A terrific interview by Alta Rigaud on a writer whose passion and knowledge has unfailingly brightened the cinematic landscape for almost two years now. It's interesting that when asked who the greatest director might be, that R.D. goes with either Ingmar Bergman (my own #1 choice) or Alfred Hitchcock. These are precisely the two that my colleague Allan Fish identifies when asked the same question, as he judges it in terms of the number of "masterpieces" each has produced. There are some days however that I think Chaplin is tops, and there's always Bresson, Ozu, Mizoguchi, Murnau, Ford Welles and a few others. (now Anthony Mann has entered the top-rank for me!)
All sorts of engaging admissions here, especially as it paints the picture of a serious-minded lifelong film buff who laudably won't stand for compromise.
I do hope that the energy and the resolve is still strong, and that you do your best work yet in your third year. Your creative posts, humility and descriptive writing are major assets in the film blogosphere.
Kudos to you and to Alta!

Anonymous said...

This was a very interesting interview, and I couldn't agree more about John Ford! I really enjoy your blog and will definitely check back for further posts!

Classicfilmboy said...

Great interview!
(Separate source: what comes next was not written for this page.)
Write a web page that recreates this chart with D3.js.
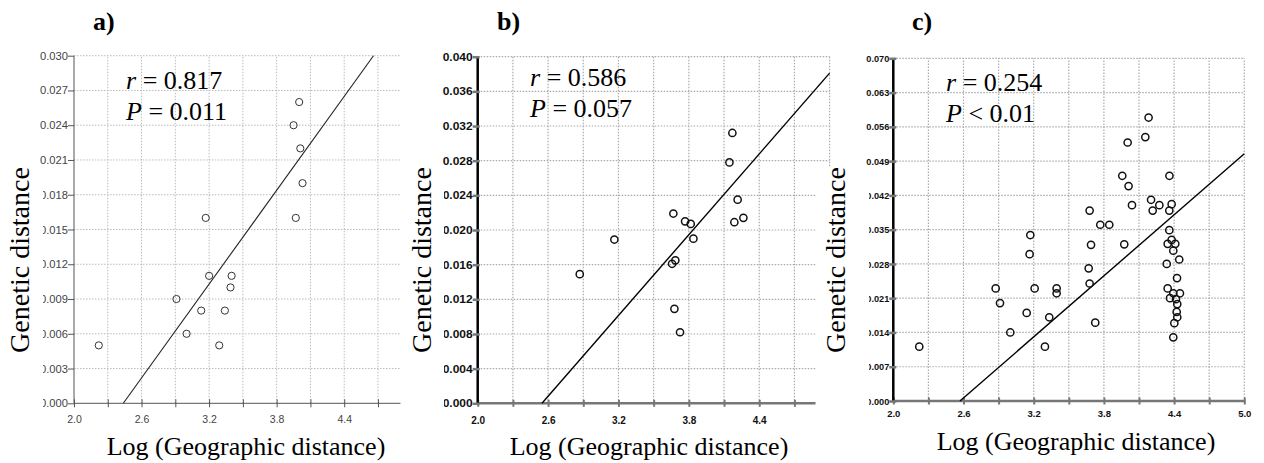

I wanted to mention that I just saw "Wild Strawberries" for the first time and loved it. Keep up the good work.

Rick29 said...

What an entertaining (and insightful) interview! I have the same aversion to the "shaky camera" directorial style. In moderation, the handheld camera can be highly effective, but--if used too much--it can distract from an otherwise good movie. That's why I prefer THE BOURNE IDENTITY over its sequels. I wanted to like the follow-ups, but the direction drove me crazy. By the way, I recently saw SHOCK CORRIDOR for the first time and was very disappointed. Was hoping for something provocative and interesting along the lines of Fuller's THE NAKED KISS.